While the doors and windows at street level had been covered with white slabs
of plywood, the windows on the upper floors had not been touched. Inside
many of the rooms, the dim outlines of lampshades were still visible. One
or two of the windows were open, and ragged curtains danced on the cool ocean
breeze. As a friend of mine later pointed out while studying the building,
it looked as though everyone who’d been inside one day just disappeared,
leaving only the furniture behind. How many conventions had the hotel
hosted? Think of all the hotel’s former visitors, with their excitement,
their nervousness, their insecurities, their passions, their upset stomachs,
their fears and their dreams. And what was left now? Curtains,
lampshades, and a few lightbulbs which glowed faintly in the darkness.
Did I mention the lightbulbs?
Later that day, after my visit with the meerkats, who were
just as placid, shaggy, and contemplative as I had expected, I made my way back
to my hotel just as it was growing dark. My interviews were set for the
next morning so I had decided to eat a hearty meal with friends and then review
my notes and perhaps study a series of sample questions. Just before I
made my way back into the lobby, I thought again about the abandoned hotel and
glanced at the upper windows. On the top floor, in a corner room, I saw a
light. Not one of the table lamps I had noticed earlier in the day, but
an overhead light. At first I thought it must be the reflective surface
of one of the windows, but, no––the light was not coming from outside the
room. It was coming from inside. On the ceiling. The
light filled the entire room, but there were no shadows on the walls, no sign
of movement, no hint of life or activity of any sort. Squatters, I
thought. Trying desperately to escape the cold ocean breeze which had
picked up since my visit to the museum. The winds were so sharp they
reminded me of the cold back home in the east. If someone had managed to
enter the building, however, why were there no shadows on the walls? And
where was the electricity coming from in the first place if the building had
been boarded up and neglected for years? Someone, out of necessity and
ingenuity, had found a way to put the beautiful, wasted building to good
use. I stared for a moment longer, then wandered across the lobby to the
elevator. I could see the old hotel from the window of my room. The
light on the top floor, right-hand corner, was still clearly visible.

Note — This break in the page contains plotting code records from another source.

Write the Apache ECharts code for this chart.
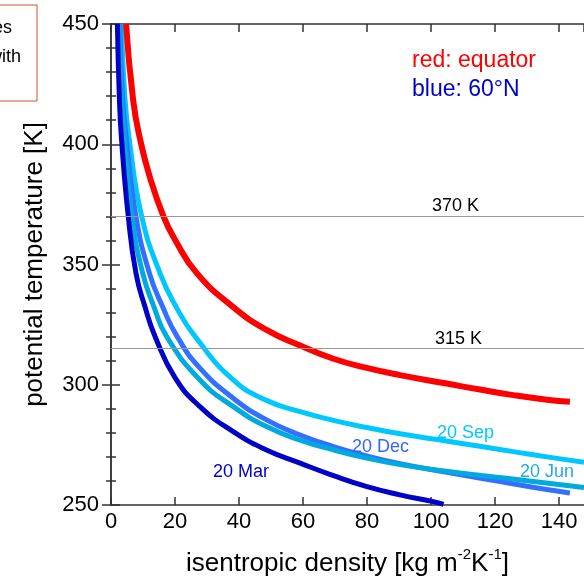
<!DOCTYPE html>
<html>
<head>
<meta charset="utf-8">
<script src="https://cdn.jsdelivr.net/npm/echarts@6/dist/echarts.min.js"></script>
<style>
html,body{margin:0;padding:0;background:#fff;}
#chart{width:584px;height:579px;}
</style>
</head>
<body>
<div id="chart"></div>
<script>
// ---- data (isentropic density [kg m-2 K-1], potential temperature [K]) ----
var xTicks = [0, 20, 40, 60, 80, 100, 120, 140];
var yTicks = [250, 300, 350, 400, 450];
var refLevels = [370, 315];
var refLabels = ['370 K', '315 K'];
var seriesNames = ['equator', '20 Sep', '20 Dec', '20 Jun', '20 Mar'];

var equator = [[4.7,450],[6.9,418.6],[9.1,402],[12.0,387],[16.4,370],[20.0,360.3],[26.8,346.4],[38.2,332.3],[48.6,322.8],[59.1,316.3],[69.5,310.8],[79.9,307],[90.3,304],[104.9,300.5],[115.3,298.0],[125.7,295.7],[136.2,293.8],[143.4,292.9]];
var sep = [[3.3,450],[4.3,420],[5.7,402],[9.6,370],[15.3,346.4],[20.3,332.5],[26.3,320],[38.2,302],[48.6,293.5],[59.1,288.8],[69.5,285.2],[79.9,282.2],[90.3,279.6],[101.9,277.2],[115.3,274.4],[125.7,272.2],[136.2,270.0],[147.8,267.8]];
var dec = [[2.8,450],[3.6,420],[4.8,402],[7.8,370],[12.0,346.4],[16.1,332.5],[20.7,320],[27.8,306.9],[38.2,294.4],[48.6,285.4],[59.1,279.1],[69.5,274.3],[79.9,270.4],[90.3,267.2],[104.9,263.6],[118.4,260.5],[130,257.8],[139.3,255.8],[143.4,255.0]];
var jun = [[2.4,450],[3.2,420],[4.2,402],[6.5,370],[9.9,346.4],[13.4,332.5],[17.4,320],[27.8,302],[38.2,290.9],[48.6,282.6],[59.1,277],[69.5,272.9],[79.9,269.5],[90.3,266.8],[104.9,264.0],[118.4,261.9],[130,260.1],[139.3,258.6],[147.8,257.3]];
var mar = [[2.0,450],[2.6,420],[3.3,402],[5.4,370],[7.8,346.4],[10.6,332.5],[13.8,320],[20,303],[27.8,290.9],[38.2,280.5],[48.6,272.9],[59.1,267.4],[69.5,262.2],[80,257.6],[90.3,254.2],[100.7,251.4],[103.9,250.3]];

var FONT = '"Liberation Sans", Arial, Helvetica, sans-serif';
var chart = echarts.init(document.getElementById('chart'), null, {renderer: 'canvas'});

function lineSeries(name, data, color, width, extra) {
  var s = {
    name: name, type: 'line', data: data, smooth: 0.5,
    showSymbol: false, symbol: 'none',
    lineStyle: {color: color, width: width}, z: 3, animation: false,
    xAxisIndex: 0, yAxisIndex: 0
  };
  if (extra) for (var k in extra) s[k] = extra[k];
  return s;
}

var axisLineStyle = {color: '#333', width: 1.5};

var option = {
  animation: false,
  grid: {left: 111, right: 0, top: 24, bottom: 74, containLabel: false, outerBoundsMode: 'none'},
  xAxis: [{
    type: 'value', min: 0, max: 147.8, interval: 20, position: 'bottom',
    axisLine: {show: true, lineStyle: axisLineStyle},
    axisTick: {show: true, inside: true, length: 8, lineStyle: axisLineStyle},
    axisLabel: {show: true, fontSize: 22, color: '#000', fontFamily: FONT, margin: 6, showMaxLabel: false},
    splitLine: {show: false},
    name: '{t|isentropic density [kg m}{s|-2}{t|K}{s|-1}{t|]}',
    nameLocation: 'middle', nameGap: 42,
    nameTextStyle: {
      fontFamily: FONT, color: '#000',
      rich: {
        t: {fontSize: 26, fontFamily: FONT, color: '#000', lineHeight: 30, verticalAlign: 'bottom'},
        s: {fontSize: 15, fontFamily: FONT, color: '#000', lineHeight: 30, verticalAlign: 'top'}
      }
    }
  }, {
    type: 'value', min: 0, max: 147.8, interval: 20, position: 'top',
    axisLine: {show: true, lineStyle: axisLineStyle},
    axisTick: {show: true, inside: true, length: 8, lineStyle: axisLineStyle},
    axisLabel: {show: false}, splitLine: {show: false}
  }],
  yAxis: [{
    type: 'value', min: 250, max: 450, interval: 50, position: 'left',
    axisLine: {show: true, lineStyle: axisLineStyle},
    axisTick: {show: true, inside: true, length: 9, lineStyle: axisLineStyle},
    minorTick: {show: true, splitNumber: 5, length: 5, lineStyle: axisLineStyle},
    axisLabel: {show: true, fontSize: 22, color: '#000', fontFamily: FONT, margin: 12, padding: [0, 0, 5, 0]},
    splitLine: {show: false},
    name: 'potential temperature [K]', nameLocation: 'middle', nameGap: 63, nameRotate: 90,
    nameTextStyle: {fontSize: 26, fontFamily: FONT, color: '#000'}
  }, {
    type: 'value', min: 250, max: 450, interval: 50, position: 'right',
    axisLine: {show: true, lineStyle: axisLineStyle},
    axisTick: {show: true, inside: true, length: 9, lineStyle: axisLineStyle},
    minorTick: {show: true, splitNumber: 5, length: 5, lineStyle: axisLineStyle},
    axisLabel: {show: false}, splitLine: {show: false}
  }],
  series: [
    lineSeries(seriesNames[1], sep, '#00c8ff', 5),
    lineSeries(seriesNames[2], dec, '#3370ff', 5),
    lineSeries(seriesNames[3], jun, '#00aadf', 5),
    lineSeries(seriesNames[4], mar, '#0000c8', 5),
    lineSeries(seriesNames[0], equator, '#ff0000', 6, {
      markLine: {
        silent: true, symbol: 'none', animation: false,
        lineStyle: {color: '#999', width: 1, type: 'solid'},
        label: {show: false},
        data: refLevels.map(function (v) { return {yAxis: v}; })
      }
    })
  ],
  graphic: [
    {type: 'rect', shape: {x: -10, y: 5, width: 47, height: 96}, style: {fill: 'none', stroke: '#e34a33', lineWidth: 1}, z: 10},
    {type: 'text', x: 12, y: 28, style: {text: 'lines', font: '18px ' + FONT, fill: '#000', textAlign: 'right', textVerticalAlign: 'middle'}, z: 10},
    {type: 'text', x: 21, y: 57, style: {text: 'with', font: '18px ' + FONT, fill: '#000', textAlign: 'right', textVerticalAlign: 'middle'}, z: 10},
    {type: 'text', x: 412, y: 61, style: {text: 'red: equator', font: '23px ' + FONT, fill: '#ff0000', textAlign: 'left', textVerticalAlign: 'middle'}, z: 10},
    {type: 'text', x: 412, y: 90, style: {text: 'blue: 60°N', font: '23px ' + FONT, fill: '#0000cc', textAlign: 'left', textVerticalAlign: 'middle'}, z: 10},
    {type: 'text', x: 432, y: 206, style: {text: refLabels[0], font: '18px ' + FONT, fill: '#000', textAlign: 'left', textVerticalAlign: 'middle'}, z: 10},
    {type: 'text', x: 435, y: 339, style: {text: refLabels[1], font: '18px ' + FONT, fill: '#000', textAlign: 'left', textVerticalAlign: 'middle'}, z: 10},
    {type: 'text', x: 437, y: 433, style: {text: seriesNames[1], font: '18px ' + FONT, fill: '#00c8ff', textAlign: 'left', textVerticalAlign: 'middle'}, z: 10},
    {type: 'text', x: 352, y: 447, style: {text: seriesNames[2], font: '18px ' + FONT, fill: '#3366ff', textAlign: 'left', textVerticalAlign: 'middle'}, z: 10},
    {type: 'text', x: 520, y: 472, style: {text: seriesNames[3], font: '18px ' + FONT, fill: '#22aaee', textAlign: 'left', textVerticalAlign: 'middle'}, z: 10},
    {type: 'text', x: 213, y: 472, style: {text: seriesNames[4], font: '18px ' + FONT, fill: '#0000cc', textAlign: 'left', textVerticalAlign: 'middle'}, z: 10}
  ]
};
chart.setOption(option);
</script>
</body>
</html>
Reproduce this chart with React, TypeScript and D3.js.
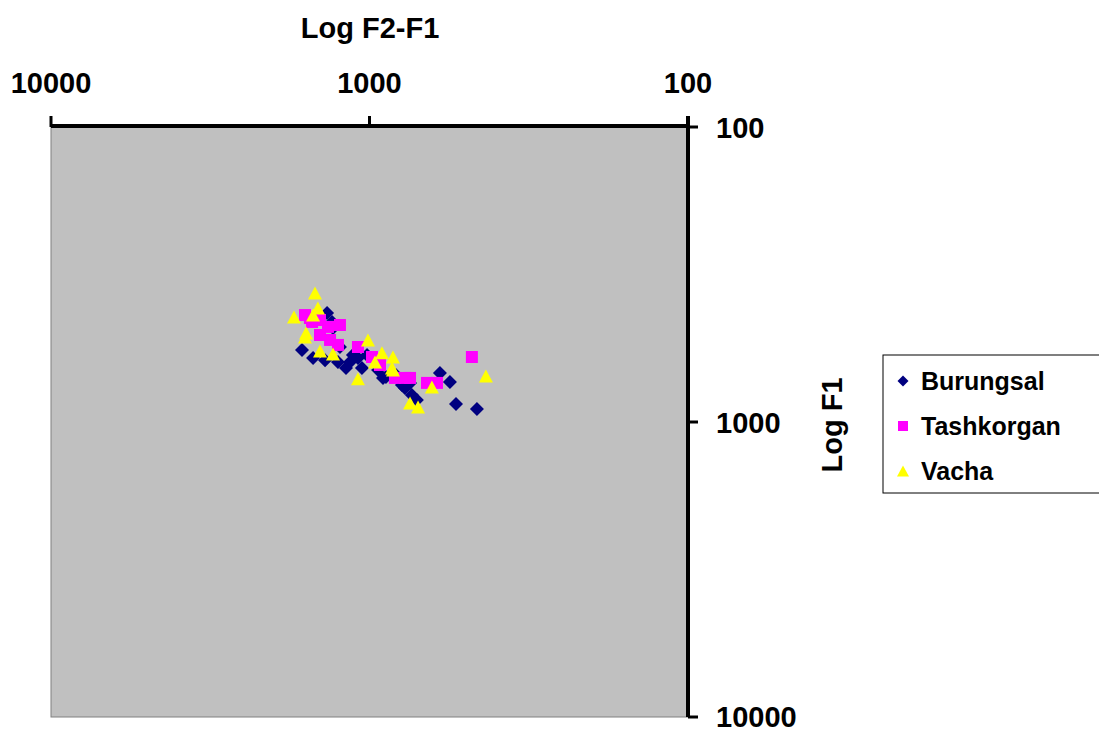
import React from "react";
import * as d3 from "d3";

const xTicks = [10000, 1000, 100];
const yTicks = [100, 1000, 10000];

const burungsal: [number, number][] = [
  [1629, 570], [1504, 607], [1379, 617], [1256, 626], [1359, 427], [1311, 458],
  [1302, 480], [1238, 557], [1185, 656], [1151, 626], [1127, 593], [1087, 607],
  [1056, 656], [1018, 593], [940, 666], [907, 709], [888, 704], [826, 693],
  [791, 749], [774, 767], [736, 810], [710, 842], [601, 682], [559, 732],
  [535, 869], [460, 903], [746, 737],
];

const tashkorgan: [number, number][] = [
  [1594, 434], [1515, 458], [1430, 451], [1350, 476], [1238, 469], [1430, 507],
  [1330, 527], [1256, 548], [1087, 557], [982, 602], [927, 641], [832, 709],
  [774, 709], [746, 709], [660, 737], [614, 737], [477, 602], [1538, 444],
];

const vacha: [number, number][] = [
  [1483, 365], [1452, 411], [1504, 434], [1726, 441], [1582, 499], [1594, 515],
  [1430, 574], [1302, 588], [1011, 527], [914, 583], [844, 602], [961, 626],
  [850, 656], [1087, 714], [844, 666], [637, 761], [746, 862], [704, 889],
  [431, 698],
];

const seriesNames = ["Burungsal", "Tashkorgan", "Vacha"];
const seriesColors = ["#000080", "#FF00FF", "#FFFF00"];

const W = 1099, H = 732;
const L = 51, R = 688, T = 127, B = 717;

const x = d3.scaleLog().domain([10000, 100]).range([L, R]);
const y = d3.scaleLog().domain([100, 10000]).range([T, B]);

function diamond(r: number) {
  const p = d3.path();
  p.moveTo(0, -r); p.lineTo(r, 0); p.lineTo(0, r); p.lineTo(-r, 0); p.closePath();
  return p.toString();
}
function square(s: number) {
  const p = d3.path();
  p.rect(-s / 2, -s / 2, s, s);
  return p.toString();
}
function triangle(w: number, h: number) {
  const p = d3.path();
  p.moveTo(0, -h / 2); p.lineTo(w / 2, h / 2); p.lineTo(-w / 2, h / 2); p.closePath();
  return p.toString();
}

const paths = [diamond(7), square(12), triangle(14, 13)];
const legendPaths = [diamond(5.5), square(10), triangle(12, 11)];

const font = "Arial, 'Liberation Sans', sans-serif";
const fs = 29;

export default function App() {
  const all = [burungsal, tashkorgan, vacha];
  return (
    <svg width={W} height={H} style={{ position: "absolute", left: 0, top: 0, background: "#fff" }}>
      <rect x={L} y={T} width={R - L} height={B - T} fill="#C0C0C0" stroke="#808080" strokeWidth={1} />
      {all.map((data, si) => (
        <g key={si}>
          {data.map((d, i) => (
            <path key={i} d={paths[si]} transform={`translate(${x(d[0])},${y(d[1])})`} fill={seriesColors[si]} />
          ))}
        </g>
      ))}
      {/* top axis */}
      <line x1={L} x2={R} y1={T - 1} y2={T - 1} stroke="#000" strokeWidth={4} />
      {xTicks.map((t) => (
        <g key={t}>
          <line x1={x(t)} x2={x(t)} y1={T - 11} y2={T} stroke="#000" strokeWidth={3} />
          <text x={x(t)} y={93} textAnchor="middle" fontFamily={font} fontWeight="bold" fontSize={fs}>{t}</text>
        </g>
      ))}
      <text x={370} y={38} textAnchor="middle" fontFamily={font} fontWeight="bold" fontSize={fs}>Log F2-F1</text>
      {/* right axis */}
      <line x1={R} x2={R} y1={T - 11} y2={B} stroke="#000" strokeWidth={4} />
      {yTicks.map((t) => (
        <g key={t}>
          <line x1={R} x2={R + 10} y1={y(t)} y2={y(t)} stroke="#000" strokeWidth={3} />
          <text x={716} y={Math.min(y(t) + 11, 727)} fontFamily={font} fontWeight="bold" fontSize={fs}>{t}</text>
        </g>
      ))}
      <text transform="translate(842,425) rotate(-90)" textAnchor="middle" fontFamily={font} fontWeight="bold" fontSize={fs}>Log F1</text>
      {/* legend */}
      <rect x={883} y={355} width={230} height={138} fill="#fff" stroke="#000" strokeWidth={1} />
      {seriesNames.map((n, i) => (
        <g key={n}>
          <path d={legendPaths[i]} transform={`translate(903,${381 + i * 45})`} fill={seriesColors[i]} />
          <text x={921} y={390 + i * 45} fontFamily={font} fontWeight="bold" fontSize={25}>{n}</text>
        </g>
      ))}
    </svg>
  );
}
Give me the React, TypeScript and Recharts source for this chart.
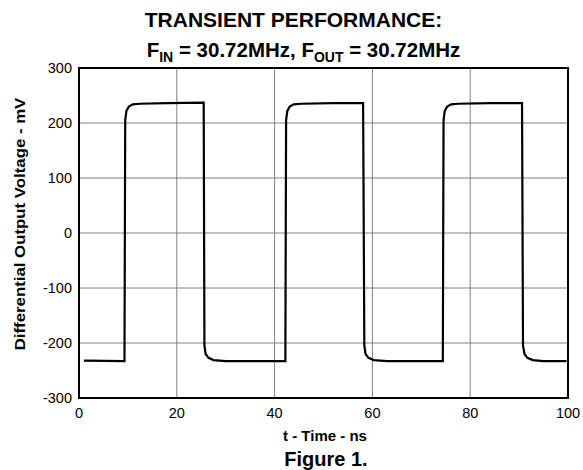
import * as React from "react";
import {
  CartesianGrid,
  Line,
  LineChart,
  ReferenceArea,
  XAxis,
  YAxis,
} from "recharts";

// scope trace: time (ns) and differential output (mV)
const timeNs = [
  1.0, 9.3, 9.45, 9.7, 10.2, 11.0, 12.5, 18.0, 25.5,
  25.65, 25.9, 26.5, 27.5, 30.0, 42.2,
  42.35, 42.6, 43.1, 43.9, 45.5, 52.0, 58.1,
  58.35, 58.6, 59.2, 60.3, 63.0, 74.4,
  74.55, 74.8, 75.3, 76.1, 77.5, 84.0, 90.6,
  90.8, 91.1, 91.7, 92.8, 95.0, 99.7,
];
const outputMv = [
  -232, -233, 205, 222, 230, 234, 235, 236, 237,
  -205, -220, -227, -231, -233, -233,
  205, 222, 230, 234, 235, 236, 236,
  -205, -220, -227, -231, -233, -233,
  205, 222, 230, 234, 235, 236, 236,
  -205, -220, -227, -231, -233, -233,
];

const xTicks = [0, 20, 40, 60, 80, 100];
const yTicks = [-300, -200, -100, 0, 100, 200, 300];

const data = timeNs.map((t, i) => ({ t, v: outputMv[i] }));

const FONT = '"Liberation Sans", Arial, Helvetica, sans-serif';
const tickStyle = { fill: "#000", fontSize: 14.5, fontFamily: FONT };

export default function App() {
  return (
    <div
      style={{
        position: "absolute",
        left: 0,
        top: 0,
        width: 583,
        height: 470,
        background: "#fff",
        fontFamily: FONT,
        color: "#000",
      }}
    >
      <div
        style={{
          position: "absolute",
          left: 0,
          width: 587,
          top: 5,
          textAlign: "center",
          fontWeight: "bold",
          fontSize: 21,
          lineHeight: "30px",
          whiteSpace: "nowrap",
        }}
      >
        TRANSIENT PERFORMANCE:
      </div>
      <div
        style={{
          position: "absolute",
          left: 0,
          width: 607,
          top: 35,
          textAlign: "center",
          fontWeight: "bold",
          fontSize: 20.5,
          lineHeight: "30px",
          whiteSpace: "nowrap",
        }}
      >
        F<sub style={{ fontSize: 14, lineHeight: 0 }}>IN</sub> = 30.72MHz, F
        <sub style={{ fontSize: 14, lineHeight: 0 }}>OUT</sub> = 30.72MHz
      </div>

      <LineChart
        width={583}
        height={470}
        data={data}
        margin={{ top: 68, right: 15, bottom: 42, left: 39 }}
        style={{ position: "absolute", left: 0, top: 0 }}
      >
        <CartesianGrid stroke="#808080" strokeWidth={1} />
        <XAxis
          dataKey="t"
          type="number"
          domain={[0, 100]}
          ticks={xTicks}
          height={30}
          axisLine={false}
          tickLine={false}
          tickMargin={4}
          tick={tickStyle}
          interval={0}
        />
        <YAxis
          type="number"
          domain={[-300, 300]}
          ticks={yTicks}
          width={40}
          axisLine={false}
          tickLine={false}
          tickMargin={1}
          tick={tickStyle}
          interval={0}
        />
        <ReferenceArea
          x1={0}
          x2={100}
          y1={-300}
          y2={300}
          fill="none"
          stroke="#000"
          strokeWidth={2}
          ifOverflow="visible"
        />
        <Line
          dataKey="v"
          type="linear"
          stroke="#000"
          strokeWidth={2.2}
          dot={false}
          isAnimationActive={false}
        />
      </LineChart>

      <div
        style={{
          position: "absolute",
          left: 19,
          top: 224,
          transform: "translate(-50%, -50%) rotate(-90deg) scaleX(1.12)",
          whiteSpace: "nowrap",
          fontWeight: "bold",
          fontSize: 15,
        }}
      >
        Differential Output Voltage - mV
      </div>
      <div
        style={{
          position: "absolute",
          left: 79,
          width: 492,
          top: 428,
          textAlign: "center",
          fontWeight: "bold",
          fontSize: 15,
          lineHeight: "15px",
        }}
      >
        t - Time - ns
      </div>
      <div
        style={{
          position: "absolute",
          left: 79,
          width: 494,
          top: 449,
          textAlign: "center",
          fontWeight: "bold",
          fontSize: 20,
          lineHeight: "20px",
        }}
      >
        Figure 1.
      </div>
    </div>
  );
}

I
drew the curtains of my room and dressed for dinner.
The abandoned hotel––its empty rooms, its mysterious lights,
its homeless squatters––is emblematic of a culture so enamored with change and
progress that what was once new and innovative soon grows old and
obsolete. It had been discarded in favor of the massive steel and glass
hotels which dot the marina. This old place, which forced all of those
who walked past it (including several of my friends and other academics I had
met at various social functions at the conference) to pause and wonder.
Standing within the zone of the old hotel, time slowed to a crawl, moved
backwards, peeling back layers of “progress” and “urban planning.” The
old hotel looked just as strong, just as sturdy, as its state-of-the-art
counterparts, but somehow, like a computer just out of date, someone had
decided that it no longer served its purpose. In the midst of the sound
and fury of the MLA Convention, the abandoned hotel was a sobering reminder of
the harsh, cold world outside the supercharged confines of academia, a symbol
of our desire to move so quickly and efficiently that we often neglect to meet
the demands of the present. Too often we spend so much time theorizing
and inventing the future, that we ignore the evidence of things not seen
looming before us. Standing in the shadows of the old hotel and those now
forced by circumstance and neglect to live inside its once lavish confines, the
concerns of those like myself waiting on LINE at the book exhibit are as unreal
as the blue skies and green pine trees of those desktop images.